One of the cars holding Alonso up in the first third of the race was the Red Bull of Sebastian Vettel, the man who narrowly beat him to the title last year. The Red Bull's race performance - or more precisely the lack of it - was a surprise.

Through practice and qualifying Vettel, beginning his campaign for a fourth consecutive title, had looked unbeatable. Friday had suggested he had at least half a second on anyone else, and in qualifying he duly put the car on pole from team-mate Mark Webber by 0.42 seconds - and was 0.68secs faster than the first non-Red Bull.

And when Vettel takes pole, a victory normally follows as surely as night follows day.

Before the race, I mentioned to Jenson Button that it looked like Vettel was going to run away with it. "You've obviously not seen his tyres," Button replied. "They're knackered."

So it proved. Vettel bolted off the line into his customary two-second lead at the end of the first lap but that was as far as he went.

The Ferraris, initially led by Felipe Massa quickly hauled him in, and were clearly being held up.

The Red Bull's outright performance is foreboding, but in Australia its tyre management - particularly Vettel's - was poor.

Webber was unusually better on his tyres, but the Australian was stuck down in the midfield and unable to show his pace after a dreadful start caused by an electronics failure that also temporarily shut down his Kers power-boost system.

The same, to a degree, was true of Vettel.

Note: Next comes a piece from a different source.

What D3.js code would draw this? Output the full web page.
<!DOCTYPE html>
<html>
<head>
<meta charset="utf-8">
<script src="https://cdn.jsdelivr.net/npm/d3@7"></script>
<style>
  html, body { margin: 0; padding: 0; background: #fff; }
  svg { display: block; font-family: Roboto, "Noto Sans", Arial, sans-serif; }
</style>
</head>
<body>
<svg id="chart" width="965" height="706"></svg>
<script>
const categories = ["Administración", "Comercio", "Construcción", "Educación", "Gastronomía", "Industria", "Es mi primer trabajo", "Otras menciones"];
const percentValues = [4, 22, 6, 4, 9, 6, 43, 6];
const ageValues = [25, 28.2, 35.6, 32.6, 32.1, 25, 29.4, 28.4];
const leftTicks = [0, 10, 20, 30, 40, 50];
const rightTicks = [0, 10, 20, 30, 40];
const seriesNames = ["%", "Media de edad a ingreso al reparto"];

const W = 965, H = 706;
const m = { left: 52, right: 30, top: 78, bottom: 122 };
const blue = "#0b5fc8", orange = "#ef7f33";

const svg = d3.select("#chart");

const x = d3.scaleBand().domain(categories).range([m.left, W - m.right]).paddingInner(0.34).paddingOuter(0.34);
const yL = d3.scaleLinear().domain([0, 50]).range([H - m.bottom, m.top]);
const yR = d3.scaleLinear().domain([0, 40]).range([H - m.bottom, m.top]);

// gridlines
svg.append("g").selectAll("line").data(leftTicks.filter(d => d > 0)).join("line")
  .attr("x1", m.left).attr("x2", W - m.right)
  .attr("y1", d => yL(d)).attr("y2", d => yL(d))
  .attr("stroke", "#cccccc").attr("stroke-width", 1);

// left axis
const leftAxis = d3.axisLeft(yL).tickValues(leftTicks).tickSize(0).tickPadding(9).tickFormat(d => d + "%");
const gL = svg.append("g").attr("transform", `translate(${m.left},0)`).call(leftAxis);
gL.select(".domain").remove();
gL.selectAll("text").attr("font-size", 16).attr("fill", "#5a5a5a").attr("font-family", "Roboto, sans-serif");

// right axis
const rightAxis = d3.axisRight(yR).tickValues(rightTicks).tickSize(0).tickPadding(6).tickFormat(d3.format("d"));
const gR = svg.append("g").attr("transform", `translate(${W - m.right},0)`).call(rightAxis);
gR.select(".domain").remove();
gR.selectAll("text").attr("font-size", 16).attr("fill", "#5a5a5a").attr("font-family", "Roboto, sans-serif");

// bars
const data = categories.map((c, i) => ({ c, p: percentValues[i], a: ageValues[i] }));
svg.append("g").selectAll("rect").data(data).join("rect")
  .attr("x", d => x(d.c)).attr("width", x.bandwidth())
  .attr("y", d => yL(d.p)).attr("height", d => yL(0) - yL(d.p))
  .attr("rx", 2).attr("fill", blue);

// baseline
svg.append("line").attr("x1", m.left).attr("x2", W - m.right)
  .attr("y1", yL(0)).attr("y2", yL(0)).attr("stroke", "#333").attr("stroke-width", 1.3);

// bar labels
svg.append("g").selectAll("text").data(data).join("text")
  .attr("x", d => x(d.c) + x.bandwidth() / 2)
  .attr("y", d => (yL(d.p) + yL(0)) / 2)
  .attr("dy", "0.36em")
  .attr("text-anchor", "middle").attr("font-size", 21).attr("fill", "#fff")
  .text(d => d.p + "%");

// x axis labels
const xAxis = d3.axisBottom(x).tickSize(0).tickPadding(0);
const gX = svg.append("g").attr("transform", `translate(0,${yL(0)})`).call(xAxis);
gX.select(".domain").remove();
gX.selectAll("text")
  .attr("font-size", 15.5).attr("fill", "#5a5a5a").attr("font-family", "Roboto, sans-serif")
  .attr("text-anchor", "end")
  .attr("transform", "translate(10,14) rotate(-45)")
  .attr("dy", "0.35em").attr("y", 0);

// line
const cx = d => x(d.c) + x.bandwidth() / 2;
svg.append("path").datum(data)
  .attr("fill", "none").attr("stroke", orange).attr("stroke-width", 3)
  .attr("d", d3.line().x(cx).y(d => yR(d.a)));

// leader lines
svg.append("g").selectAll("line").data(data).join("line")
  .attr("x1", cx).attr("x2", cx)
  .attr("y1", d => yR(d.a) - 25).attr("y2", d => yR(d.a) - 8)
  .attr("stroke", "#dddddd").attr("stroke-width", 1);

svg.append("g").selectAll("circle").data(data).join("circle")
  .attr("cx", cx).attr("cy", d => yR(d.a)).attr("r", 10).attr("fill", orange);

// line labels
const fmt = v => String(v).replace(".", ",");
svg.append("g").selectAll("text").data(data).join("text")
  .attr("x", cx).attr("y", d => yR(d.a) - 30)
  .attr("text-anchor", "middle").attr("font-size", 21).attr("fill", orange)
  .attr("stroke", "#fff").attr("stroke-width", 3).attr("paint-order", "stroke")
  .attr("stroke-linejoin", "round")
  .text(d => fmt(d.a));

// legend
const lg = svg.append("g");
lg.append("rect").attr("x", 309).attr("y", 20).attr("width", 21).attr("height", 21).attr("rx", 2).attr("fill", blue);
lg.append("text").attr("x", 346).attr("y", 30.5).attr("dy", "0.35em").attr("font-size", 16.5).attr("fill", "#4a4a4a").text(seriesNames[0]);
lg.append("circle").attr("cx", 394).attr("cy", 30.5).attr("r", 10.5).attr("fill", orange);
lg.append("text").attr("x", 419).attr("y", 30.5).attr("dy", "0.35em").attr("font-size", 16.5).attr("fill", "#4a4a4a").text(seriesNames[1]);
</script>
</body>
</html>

He spent 10 laps stuck behind Sutil but even team boss Christian Horner admitted it made no difference to his end result.

Horner said Vettel's problems were caused by his tyres being out of their operating window, and he hoped it would be different in the hotter conditions of Malaysia next weekend.

Even if not, it is inconceivable that a team of Red Bull's quality will not get on top of the problem and the car's pace is not in doubt.

"Lotus were very quick in the winter," Alonso said, "and they did a fantastic weekend and deserve the victory. But the Red Bull is the quickest car - they were first and second in practice and qualifying and they suffered a little bit in [tyre] degradation in the race but it doesn't mean they are not the fastest."

Given that Lewis Hamilton's impressive pace in qualifying faded with high tyre wear in the race - a problem that also afflicted Mercedes last year, albeit in different form - it is hard, on the evidence of Australia, not to think that the three men who are most likely to contend this year's title were those standing on the podium at the end of the first race.

And few would be surprised if the one on the lowest step turns out to be the most formidable. Again.